For the parents of 1 in 68 Americans who will be diagnosed with autism, this is a gut-wrenching question. And so far, there’s no satisfying answer, even as the rate of prevalence continues to rise (it’s increased 5 to 10 times in the past two decades).
The genetic basis of autism is complex, to say the least. As this 2010 study from the University of Utah showed, many children with autism may have their own “private mutations,” which are not shared with other autism patients and are not inherited but likely contributed in some way to their autism. This just added another layer to the more than 100 genes that are already commonly linked to autism.
Many environmental factors have also been implicated as potential causes of autism. The National Institutes of Health (NIH) list advanced parental age at the time of conception, maternal obesity or diabetes, and extreme prematurity and very low birth weight among the potential non-genetic causes of autism. But each factor only raises a child’s risk a certain degree. Anomalies exist. Many older parents have non-autistic children and many younger couples have autistic children.

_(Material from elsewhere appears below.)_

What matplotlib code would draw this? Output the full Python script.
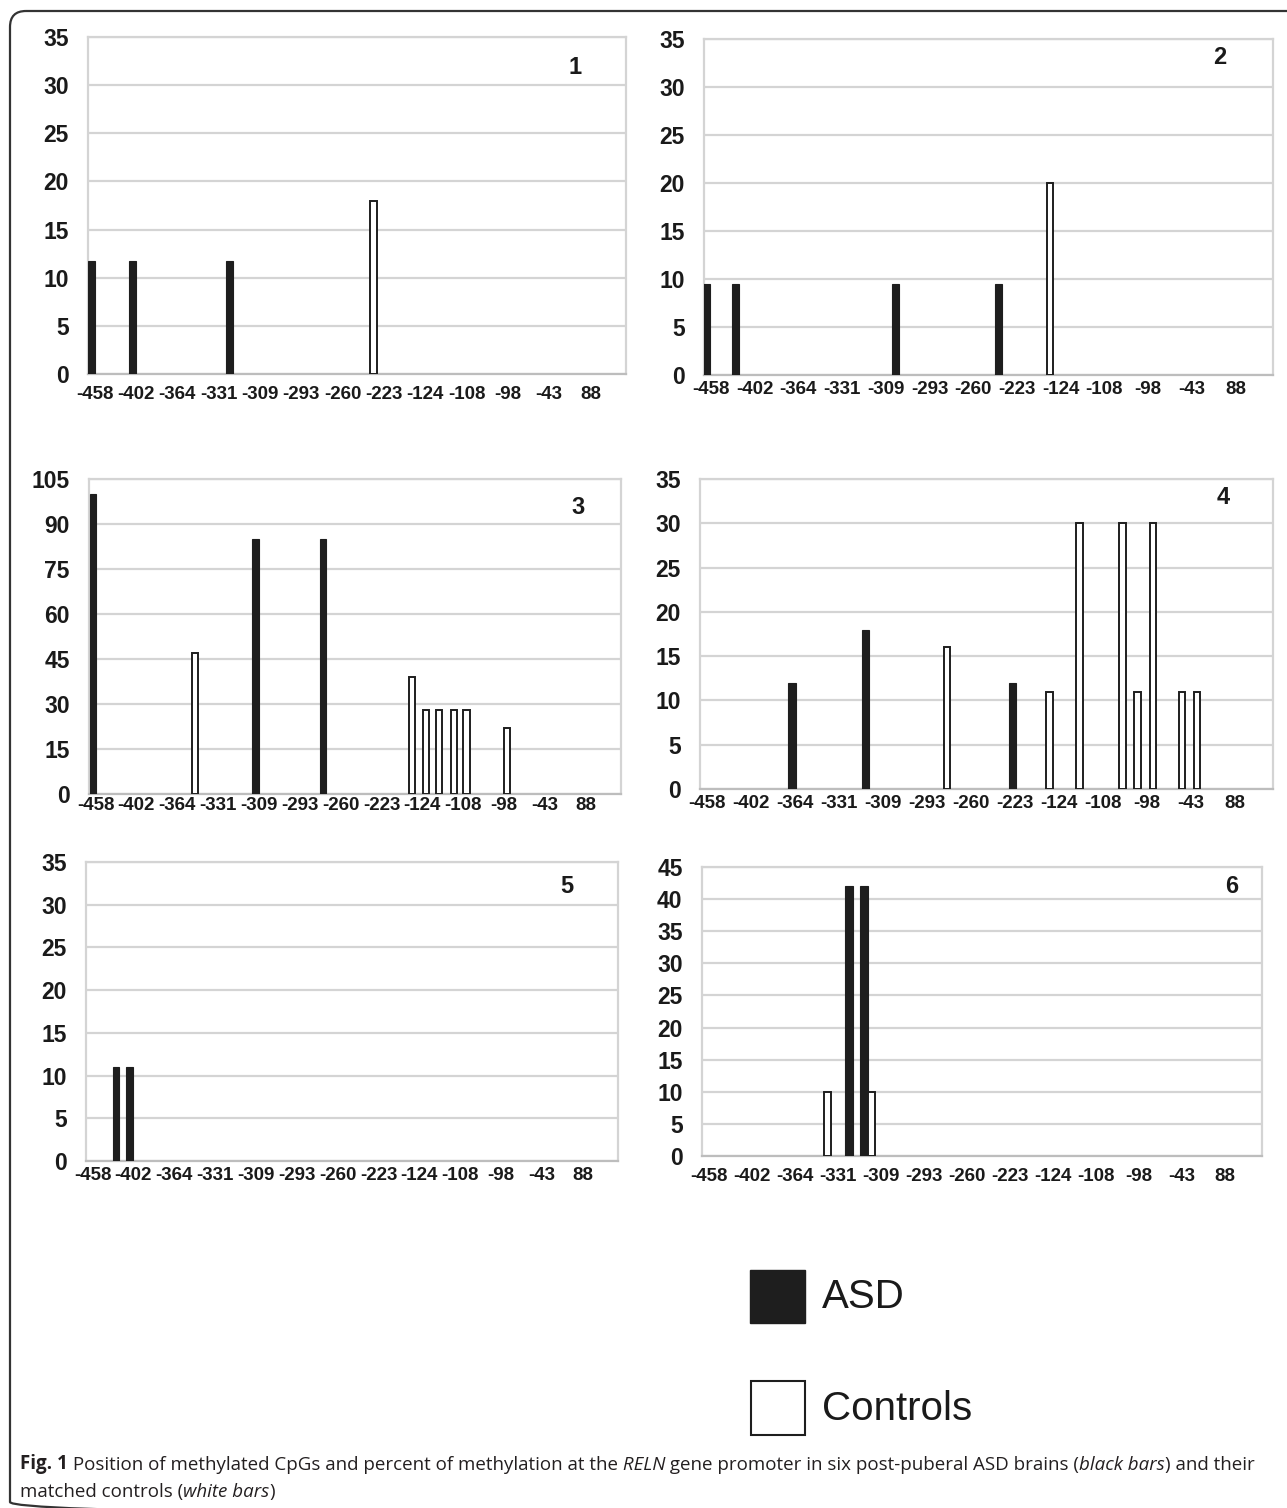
import numpy as np
import matplotlib
matplotlib.use("Agg")
import matplotlib.pyplot as plt
from matplotlib.patches import FancyBboxPatch, Rectangle

# CpG position labels along the promoter
cpg_labels = ['-458', '-402', '-364', '-331', '-309', '-293', '-260',
              '-223', '-124', '-108', '-98', '-43', '88']

# bar positions are in "label units" (0 = first label, 12 = last label)
asd_pos = [
    [-0.08, 0.92, 3.27],
    [-0.11, 0.57, 4.23, 6.59],
    [-0.06, 3.92, 5.57],
    [1.93, 3.61, 6.93],
    [0.57, 0.90],
    [3.26, 3.61],
]
asd_val = [
    [11.7, 11.7, 11.7],
    [9.5, 9.5, 9.5, 9.5],
    [100, 85, 85],
    [12, 18, 12],
    [11, 11],
    [42, 42],
]
ctrl_pos = [
    [6.75],
    [7.76],
    [2.43, 7.74, 8.08, 8.41, 8.77, 9.08, 10.08],
    [5.45, 7.78, 8.46, 9.44, 9.78, 10.13, 10.79, 11.13],
    [],
    [2.76, 3.78],
]
ctrl_val = [
    [18],
    [20],
    [47, 39, 28, 28, 28, 28, 22],
    [16, 11, 30, 30, 11, 30, 11, 11],
    [],
    [10, 10],
]
y_max = [35, 35, 105, 35, 35, 45]
y_step = [5, 5, 15, 5, 5, 5]

W, H = 1287, 1508
fig = plt.figure(figsize=(W / 100, H / 100), dpi=100)
fig.patch.set_facecolor('white')

# plot areas in pixels: left, right, top, bottom
boxes = [(88, 626, 37, 374), (704, 1273, 39, 375),
         (89, 621, 479, 794), (700, 1273, 479, 789),
         (86, 618, 862, 1161), (702, 1262, 867, 1156)]
xpads = [8.5, 4.5, 2, 4, 4, 8.5]
num_xy = [(575, 68), (1220, 58), (578, 508), (1223, 497), (567, 887), (1232, 887)]

grid_c = '#d4d4d4'
tick_font = dict(family='Liberation Sans', weight='bold')

for i, (l, r, t, b) in enumerate(boxes):
    ax = fig.add_axes([l / W, 1 - b / H, (r - l) / W, (b - t) / H])
    ax.set_xlim(-0.16, 12.86)
    ax.set_ylim(0, y_max[i])
    ax.set_yticks(np.arange(0, y_max[i] + 1, y_step[i]))
    ax.set_xticks(range(len(cpg_labels)))
    ax.set_xticklabels(cpg_labels, fontsize=13.5, **tick_font, color='#1a1a1a')
    for lab in ax.get_yticklabels():
        lab.set_fontsize(16.5)
        lab.set_fontfamily('Liberation Sans')
        lab.set_fontweight('bold')
        lab.set_color('#1a1a1a')
    ax.tick_params(axis='y', length=0, pad=14)
    ax.tick_params(axis='x', length=0, pad=xpads[i])
    ax.yaxis.grid(True, color=grid_c, lw=1.6)
    ax.set_axisbelow(True)
    for s in ax.spines.values():
        s.set_color(grid_c)
        s.set_linewidth(1.6)
    ax.spines['bottom'].set_color('#bdbdbd')
    bw_black = 0.18 if i == 5 else 0.16
    ax.bar(asd_pos[i], asd_val[i], width=bw_black, color='#1e1e1e',
           edgecolor='#1e1e1e', lw=0.8, zorder=3)
    if ctrl_pos[i]:
        ax.bar(ctrl_pos[i], ctrl_val[i], width=0.15, color='white',
               edgecolor='#1e1e1e', lw=1.4, zorder=3)
    fig.text(num_xy[i][0] / W, 1 - num_xy[i][1] / H, str(i + 1),
             fontsize=17, fontweight='bold', family='Liberation Sans',
             ha='center', va='center', color='#1a1a1a')

# background layer for legend, caption and frame
bg = fig.add_axes([0, 0, 1, 1], zorder=-1)
bg.set_xlim(0, W)
bg.set_ylim(H, 0)
bg.axis('off')

frame = FancyBboxPatch((10, 11), 1300, 1507,
                       boxstyle='round,pad=0,rounding_size=16',
                       fc='none', ec='#333333', lw=1.6, clip_on=False)
bg.add_patch(frame)

# legend
bg.add_patch(Rectangle((750, 1270), 55, 53, fc='#1e1e1e', ec='#1e1e1e', lw=1))
bg.add_patch(Rectangle((751, 1381), 54, 54, fc='white', ec='#1e1e1e', lw=1.5))
bg.text(822, 1297, 'ASD', fontsize=29, family='Liberation Sans',
        va='center', ha='left', color='#1a1a1a')
bg.text(822, 1409, 'Controls', fontsize=29, family='Liberation Sans',
        va='center', ha='left', color='#1a1a1a')

# caption with mixed styles
cap_font = dict(family='Open Sans', fontsize=13.5, color='#231f20')


def write_line(pieces, x, y):
    style, s = pieces[0]
    t = bg.text(x, y, s, va='bottom', ha='left', **cap_font, **style)
    for style, s in pieces[1:]:
        t = bg.annotate(s, xy=(1, 0), xycoords=t, va='bottom', ha='left',
                        **cap_font, **style)


bold = dict(fontweight='bold')
reg = dict()
ital = dict(fontstyle='italic')

line1 = [(bold, 'Fig. 1'),
         (reg, ' Position of methylated CpGs and percent of methylation at the'),
         (ital, ' RELN'),
         (reg, ' gene promoter in six post-puberal ASD brains ('),
         (ital, 'black bars'),
         (reg, ') and their')]
line2 = [(reg, 'matched controls ('),
         (ital, 'white bars'),
         (reg, ')')]
write_line(line1, 20, 1474)
write_line(line2, 20, 1501)

fig.savefig('out.png', dpi=100, facecolor='white')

The long-since debunked study by Andrew Wakefield made the (false and fraudulent) connection between mercury in MMR shots and autism. Even though it was retracted and Wakefield discredited, and subsequent studies have shown no connection between any vaccine and autism, the fears his fabricated research generated are still promoted by many anti-vaccine activists.
There is also a belief that, at least as regards the rise in autism recently, that may be an artifact of changing medical language. A study by researchers at Penn State found that between 2000 and 2010, as the diagnosis ‘intellectual disability’ decreased, autism diagnoses increased at about the same rate. Another study by public health researchers at the University of Aarhus, Denmark, suggested that much of the increase in autism is due to changes in how the disease is diagnosed (at least in Denmark). They concluded that 60% of the increase in autism diagnoses between 1980 and 1991 was due to reporting practices—but even the Danish team points out that at least 40% of that increase wasn’t.

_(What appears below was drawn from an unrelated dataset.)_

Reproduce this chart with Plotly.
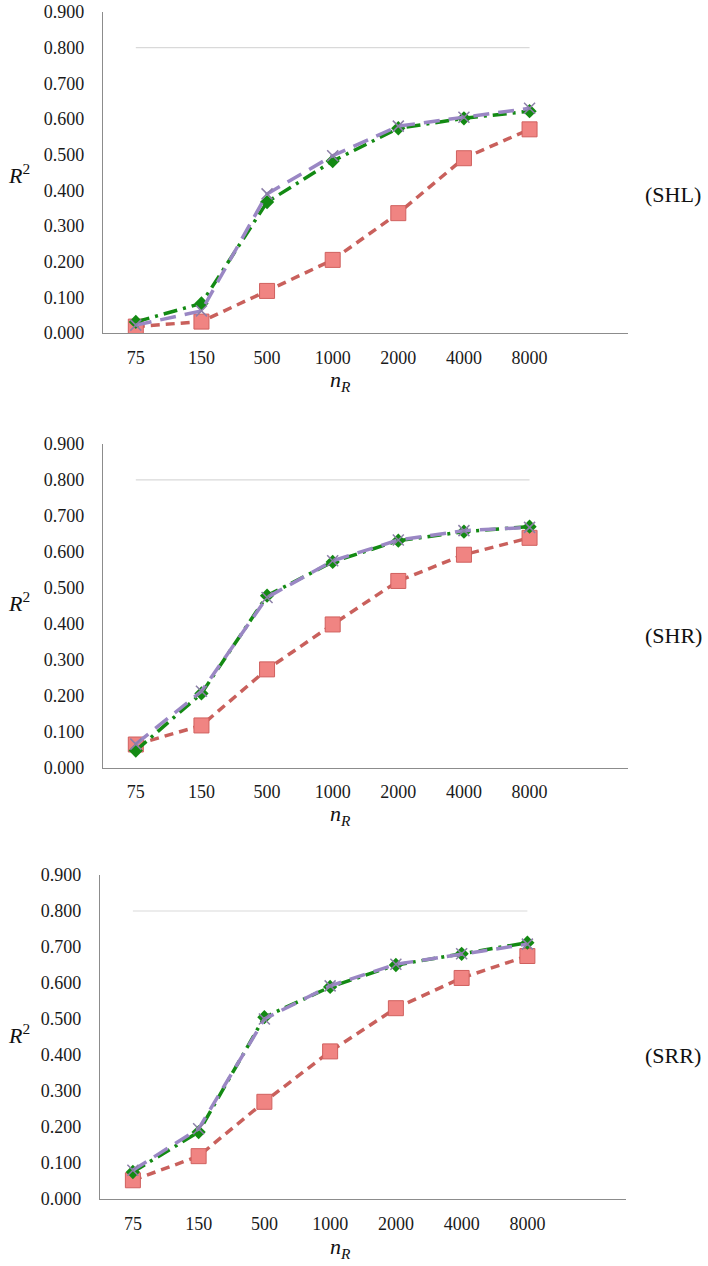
import plotly.graph_objects as go

cats = ["75", "150", "500", "1000", "2000", "4000", "8000"]
panel_names = ["(SHL)", "(SHR)", "(SRR)"]
y_ticks = [0.0, 0.1, 0.2, 0.3, 0.4, 0.5, 0.6, 0.7, 0.8, 0.9]
grid_level = 0.8

shl_red = [0.018, 0.032, 0.118, 0.205, 0.336, 0.490, 0.571]
shl_green = [0.031, 0.083, 0.367, 0.482, 0.574, 0.602, 0.622]
shl_purple = [0.022, 0.062, 0.390, 0.497, 0.580, 0.605, 0.630]

shr_red = [0.064, 0.117, 0.273, 0.398, 0.519, 0.592, 0.639]
shr_green = [0.047, 0.206, 0.478, 0.572, 0.631, 0.656, 0.670]
shr_purple = [0.065, 0.212, 0.473, 0.575, 0.633, 0.659, 0.668]

srr_red = [0.052, 0.119, 0.270, 0.410, 0.530, 0.614, 0.675]
srr_green = [0.075, 0.186, 0.505, 0.589, 0.650, 0.681, 0.712]
srr_purple = [0.080, 0.195, 0.500, 0.592, 0.652, 0.681, 0.708]

panels = [
    (shl_red, shl_green, shl_purple),
    (shr_red, shr_green, shr_purple),
    (srr_red, srr_green, srr_purple),
]

W, H = 708, 1266
FONT = "Liberation Serif"

# pixel geometry per panel: (x_left, x_right, y_zero_px, y_top_px)
geom = [
    (103, 628, 333, 12),
    (103, 628, 767.5, 444),
    (100, 626, 1199, 875),
]
# label positions (px): R2 y, (name) y, n_R y
labels_px = [
    (174, 195, 381),
    (602, 635, 815),
    (1034, 1055, 1248),
]

fig = go.Figure()

for i, (red, green, purple) in enumerate(panels):
    sfx = "" if i == 0 else str(i + 1)
    xa, ya = "x" + sfx, "y" + sfx
    # light gridline
    fig.add_trace(go.Scatter(
        x=[cats[0], cats[-1]], y=[grid_level, grid_level], mode="lines",
        line=dict(color="#D9D9D9", width=1.2), xaxis=xa, yaxis=ya,
        showlegend=False, hoverinfo="skip"))
    fig.add_trace(go.Scatter(
        x=cats, y=red, mode="lines+markers", xaxis=xa, yaxis=ya,
        line=dict(color="#C9605C", width=3.5, dash="9px,6px"),
        marker=dict(symbol="square", size=15, color="#F08482",
                    line=dict(color="#D0605E", width=1)),
        showlegend=False))
    fig.add_trace(go.Scatter(
        x=cats, y=green, mode="lines+markers", xaxis=xa, yaxis=ya,
        line=dict(color="#138A13", width=3.5, dash="14px,6px,3px,6px"),
        marker=dict(symbol="diamond", size=11, color="#138A13"),
        showlegend=False))
    fig.add_trace(go.Scatter(
        x=cats, y=purple, mode="lines+markers", xaxis=xa, yaxis=ya,
        line=dict(color="#9A87C4", width=3.5, dash="16px,9px"),
        marker=dict(symbol="x-thin", size=11,
                    line=dict(color="#8C7FA8", width=1.5)),
        showlegend=False))

    xl, xr, y0, yt = geom[i]
    xdom = [xl / W, xr / W]
    ydom = [(H - y0) / H, (H - yt) / H]
    fig.layout["xaxis" + sfx] = dict(
        domain=xdom, anchor=ya, type="category", categoryorder="array",
        categoryarray=cats, range=[-0.5, 7.5], showgrid=False,
        showline=True, linecolor="#8C8C8C", linewidth=1.3, ticks="",
        tickfont=dict(family=FONT, size=18, color="#1a1a1a"),
        ticklabelstandoff=8, zeroline=False, automargin=False)
    fig.layout["yaxis" + sfx] = dict(
        domain=ydom, anchor=xa, range=[0, 0.9], showgrid=False,
        showline=True, linecolor="#8C8C8C", linewidth=1.3, ticks="",
        tickvals=y_ticks, tickformat=".3f",
        tickfont=dict(family=FONT, size=18, color="#1a1a1a"),
        ticklabelstandoff=14, zeroline=False, automargin=False)

    r2y, namey, nry = labels_px[i]
    common = dict(xref="paper", yref="paper", showarrow=False,
                  xanchor="center", yanchor="middle")
    fig.add_annotation(x=19 / W, y=(H - r2y) / H,
                       text="<i>R</i><sup>2</sup>",
                       font=dict(family=FONT, size=22, color="#111"), **common)
    fig.add_annotation(x=673 / W, y=(H - namey) / H,
                       text=panel_names[i],
                       font=dict(family=FONT, size=22, color="#111"), **common)
    fig.add_annotation(x=340 / W, y=(H - nry) / H,
                       text="<i>n</i><sub><i>R</i></sub>",
                       font=dict(family=FONT, size=22, color="#111"), **common)

fig.update_layout(
    width=W, height=H, margin=dict(l=0, r=0, t=0, b=0, autoexpand=False),
    paper_bgcolor="white", plot_bgcolor="white", showlegend=False)

fig.write_html(
    "out.html",
    config={"displayModeBar": False},
    post_script="document.body.style.margin='0';document.body.style.overflow='hidden';")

Which brings us back to the question, what causes autism?
How your gut talks to your brain
Numerous researchers are starting to focus their research on the immune system. They are looking at the role of the gut microbiomes—the billions of bacteria, fungi and other microbes that populate our intestines. The microbiome in humans is created shortly after birth—fetuses grow in a sterile environment and vaginal births help contribute to the creation of the microbial environments for the first time in a newborn human’s intestines.
The human microbiome is home to just a few bacterial groups. Just two, Firmicutes and Baceroidetes, represent 90 percent of the population. But the human population has thousands of species of bacteria, and the average person has about 160 species. And these can change quickly over time or due to environmental or individual change.
Studies also have connected the brain and the microbiome through what’s becoming known as the “gut-brain-axis.” Certain proteins, immune signals and neurotransmitters can move from the brain into the gut, impacting the activity and makeup of the microbiome. At the same time, the opposite happens: messenger molecules make their way from the gut and across the blood-brain barrier and influence brain activity. It is here that stresses and neurological disorders like autism could be linked to to gut bacteria.
Time to get dirty—maybe
But the reaction may be overdone. A number of organizations are recommending that “getting your children good and dirty” will help stave off autism. Brett Finlay, a microbiologist at the University of British Columbia and Marie-Claire Arrieta, a researcher at the University of Calgary, have published several studies (and a book) showing that infants with four specific types of microbes in their feces were less likely to get asthma. Finlay and Arrieta pointed to a number of other diseases, such as allergies and autism, that may be linked to the “use of antibiotics in early childhood. Never before have babies and children grown up so cleanly, and our diets have lost many of the elements most crucial to the health of our guts.” Some of these issues have arisen from moving diets away from high-protein, high-fiber foods like lentils, beans and peas, but also from antibiotics. Finlay and Arrieta:
With the scientific information now available, parents can make informed choices about helping their children to develop a thriving microbiota. We are still years away from learning the whole story of how microbes contribute to our physical well-being, but what we know today is pretty convincing evidence that they are crucial, especially early in life.
So, what has this microbiota research shown us? Do we really know enough about our microbiome to prevent—or cure—autism? And just because the microbiota are mostly bacteria, does that mean that getting dirty affects our guts and our brains?
If the immune system had been created by a single human being and the data presented at a conference, it would be considered a work of genius. It is a dizzying complex of defenses, exploiting just about every part of the body that comes into contact with the environment (and a few, like the central nervous system, that don’t). In addition, its reactions with the environment are precisely choreographed to reduce damage to us—unless something goes wrong.
A review paper in Nature showed that the immune connections between maternal pregnancy and autism have a huge range—gestational diabetes, maternal age, obesity, autoimmunity, a gene called MET that is connected to the nervous system, growth factors, and autism, and infection.
The interplay between our intestines, epidermis, blood, antibodies, cytokines and nerve cells is just being unraveled. What still remains to be seen is how these finding fit in with the genetic causes of autism.
A version of this story originally ran on the GLP in November 2016.